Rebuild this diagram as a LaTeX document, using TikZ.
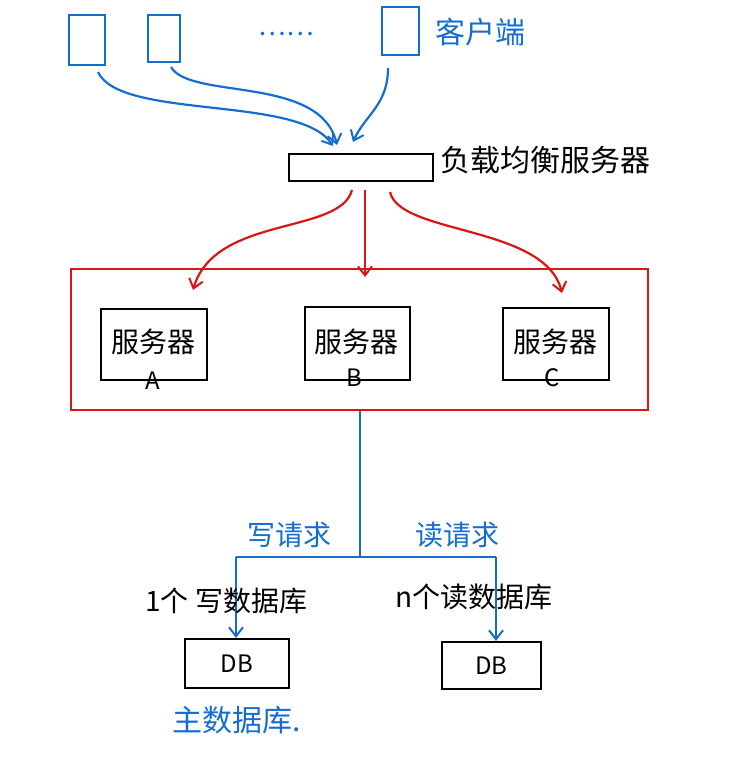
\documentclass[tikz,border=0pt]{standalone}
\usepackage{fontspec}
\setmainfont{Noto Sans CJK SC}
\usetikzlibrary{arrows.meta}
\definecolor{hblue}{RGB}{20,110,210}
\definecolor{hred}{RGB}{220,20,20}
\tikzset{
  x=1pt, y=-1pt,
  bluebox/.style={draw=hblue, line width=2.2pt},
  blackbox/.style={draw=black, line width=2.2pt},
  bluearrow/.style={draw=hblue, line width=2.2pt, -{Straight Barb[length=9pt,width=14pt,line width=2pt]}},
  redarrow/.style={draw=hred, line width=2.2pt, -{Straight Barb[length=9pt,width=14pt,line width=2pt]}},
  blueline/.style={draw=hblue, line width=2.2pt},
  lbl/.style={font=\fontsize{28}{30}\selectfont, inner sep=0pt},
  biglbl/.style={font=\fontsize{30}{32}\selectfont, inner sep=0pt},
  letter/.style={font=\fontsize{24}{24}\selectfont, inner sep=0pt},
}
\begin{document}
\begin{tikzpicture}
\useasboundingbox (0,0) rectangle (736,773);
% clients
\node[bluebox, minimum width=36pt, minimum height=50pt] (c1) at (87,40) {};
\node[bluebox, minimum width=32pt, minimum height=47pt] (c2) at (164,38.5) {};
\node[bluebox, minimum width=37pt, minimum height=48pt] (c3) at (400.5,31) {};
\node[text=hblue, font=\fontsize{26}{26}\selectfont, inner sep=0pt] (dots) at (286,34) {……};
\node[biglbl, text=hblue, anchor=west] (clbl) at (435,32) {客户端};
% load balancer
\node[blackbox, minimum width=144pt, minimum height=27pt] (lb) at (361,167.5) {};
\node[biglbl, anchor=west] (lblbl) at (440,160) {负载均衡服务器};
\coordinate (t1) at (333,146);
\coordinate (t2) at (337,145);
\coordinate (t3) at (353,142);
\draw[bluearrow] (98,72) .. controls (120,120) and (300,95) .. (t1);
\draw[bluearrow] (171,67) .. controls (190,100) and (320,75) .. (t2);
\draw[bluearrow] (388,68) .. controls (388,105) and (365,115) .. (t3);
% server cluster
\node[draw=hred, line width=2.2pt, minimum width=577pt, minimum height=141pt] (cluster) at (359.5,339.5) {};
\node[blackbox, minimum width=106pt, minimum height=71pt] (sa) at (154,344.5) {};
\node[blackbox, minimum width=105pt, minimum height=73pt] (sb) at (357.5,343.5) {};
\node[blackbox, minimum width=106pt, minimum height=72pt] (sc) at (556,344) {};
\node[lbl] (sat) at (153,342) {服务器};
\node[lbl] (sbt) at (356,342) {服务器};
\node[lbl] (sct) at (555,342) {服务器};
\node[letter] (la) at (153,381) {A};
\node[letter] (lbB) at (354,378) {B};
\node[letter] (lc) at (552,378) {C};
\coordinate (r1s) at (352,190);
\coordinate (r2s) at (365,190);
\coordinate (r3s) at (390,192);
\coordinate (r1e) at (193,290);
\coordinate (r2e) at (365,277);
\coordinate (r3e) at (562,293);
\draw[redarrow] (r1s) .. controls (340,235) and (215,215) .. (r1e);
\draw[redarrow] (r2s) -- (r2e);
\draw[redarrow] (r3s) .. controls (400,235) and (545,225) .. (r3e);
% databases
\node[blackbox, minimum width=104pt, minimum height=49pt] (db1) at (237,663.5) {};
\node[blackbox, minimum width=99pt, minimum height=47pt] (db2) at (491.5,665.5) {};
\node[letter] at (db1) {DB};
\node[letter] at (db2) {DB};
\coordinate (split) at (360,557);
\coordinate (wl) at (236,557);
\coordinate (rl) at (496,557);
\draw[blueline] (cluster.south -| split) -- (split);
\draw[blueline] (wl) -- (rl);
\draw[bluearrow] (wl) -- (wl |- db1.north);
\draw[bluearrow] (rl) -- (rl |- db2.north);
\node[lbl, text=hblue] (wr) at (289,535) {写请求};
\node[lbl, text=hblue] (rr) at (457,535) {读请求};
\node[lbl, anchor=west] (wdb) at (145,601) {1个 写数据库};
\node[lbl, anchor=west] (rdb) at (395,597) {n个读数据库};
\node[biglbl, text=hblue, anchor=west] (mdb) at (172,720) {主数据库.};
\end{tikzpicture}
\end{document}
● ● ● ● ●
- **Task details**
Print the complete listing exactly, apart from any pictures.

- **Exercise result**
Rebuild this diagram as a LaTeX document, using TikZ.
\documentclass[tikz,border=0pt]{standalone}
\usepackage{fontspec}
\setmainfont{Noto Sans CJK SC}
\usetikzlibrary{arrows.meta}
\definecolor{hblue}{RGB}{20,110,210}
\definecolor{hred}{RGB}{220,20,20}
\tikzset{
  x=1pt, y=-1pt,
  bluebox/.style={draw=hblue, line width=2.2pt},
  blackbox/.style={draw=black, line width=2.2pt},
  bluearrow/.style={draw=hblue, line width=2.2pt, -{Straight Barb[length=9pt,width=14pt,line width=2pt]}},
  redarrow/.style={draw=hred, line width=2.2pt, -{Straight Barb[length=9pt,width=14pt,line width=2pt]}},
  blueline/.style={draw=hblue, line width=2.2pt},
  lbl/.style={font=\fontsize{28}{30}\selectfont, inner sep=0pt},
  biglbl/.style={font=\fontsize{30}{32}\selectfont, inner sep=0pt},
  letter/.style={font=\fontsize{24}{24}\selectfont, inner sep=0pt},
}
\begin{document}
\begin{tikzpicture}
\useasboundingbox (0,0) rectangle (736,773);
% clients
\node[bluebox, minimum width=36pt, minimum height=50pt] (c1) at (87,40) {};
\node[bluebox, minimum width=32pt, minimum height=47pt] (c2) at (164,38.5) {};
\node[bluebox, minimum width=37pt, minimum height=48pt] (c3) at (400.5,31) {};
\node[text=hblue, font=\fontsize{26}{26}\selectfont, inner sep=0pt] (dots) at (286,34) {……};
\node[biglbl, text=hblue, anchor=west] (clbl) at (435,32) {客户端};
% load balancer
\node[blackbox, minimum width=144pt, minimum height=27pt] (lb) at (361,167.5) {};
\node[biglbl, anchor=west] (lblbl) at (440,160) {负载均衡服务器};
\coordinate (t1) at (333,146);
\coordinate (t2) at (337,145);
\coordinate (t3) at (353,142);
\draw[bluearrow] (98,72) .. controls (120,120) and (300,95) .. (t1);
\draw[bluearrow] (171,67) .. controls (190,100) and (320,75) .. (t2);
\draw[bluearrow] (388,68) .. controls (388,105) and (365,115) .. (t3);
% server cluster
\node[draw=hred, line width=2.2pt, minimum width=577pt, minimum height=141pt] (cluster) at (359.5,339.5) {};
\node[blackbox, minimum width=106pt, minimum height=71pt] (sa) at (154,344.5) {};
\node[blackbox, minimum width=105pt, minimum height=73pt] (sb) at (357.5,343.5) {};
\node[blackbox, minimum width=106pt, minimum height=72pt] (sc) at (556,344) {};
\node[lbl] (sat) at (153,342) {服务器};
\node[lbl] (sbt) at (356,342) {服务器};
\node[lbl] (sct) at (555,342) {服务器};
\node[letter] (la) at (153,381) {A};
\node[letter] (lbB) at (354,378) {B};
\node[letter] (lc) at (552,378) {C};
\coordinate (r1s) at (352,190);
\coordinate (r2s) at (365,190);
\coordinate (r3s) at (390,192);
\coordinate (r1e) at (193,290);
\coordinate (r2e) at (365,277);
\coordinate (r3e) at (562,293);
\draw[redarrow] (r1s) .. controls (340,235) and (215,215) .. (r1e);
\draw[redarrow] (r2s) -- (r2e);
\draw[redarrow] (r3s) .. controls (400,235) and (545,225) .. (r3e);
% databases
\node[blackbox, minimum width=104pt, minimum height=49pt] (db1) at (237,663.5) {};
\node[blackbox, minimum width=99pt, minimum height=47pt] (db2) at (491.5,665.5) {};
\node[letter] at (db1) {DB};
\node[letter] at (db2) {DB};
\coordinate (split) at (360,557);
\coordinate (wl) at (236,557);
\coordinate (rl) at (496,557);
\draw[blueline] (cluster.south -| split) -- (split);
\draw[blueline] (wl) -- (rl);
\draw[bluearrow] (wl) -- (wl |- db1.north);
\draw[bluearrow] (rl) -- (rl |- db2.north);
\node[lbl, text=hblue] (wr) at (289,535) {写请求};
\node[lbl, text=hblue] (rr) at (457,535) {读请求};
\node[lbl, anchor=west] (wdb) at (145,601) {1个 写数据库};
\node[lbl, anchor=west] (rdb) at (395,597) {n个读数据库};
\node[biglbl, text=hblue, anchor=west] (mdb) at (172,720) {主数据库.};
\end{tikzpicture}
\end{document}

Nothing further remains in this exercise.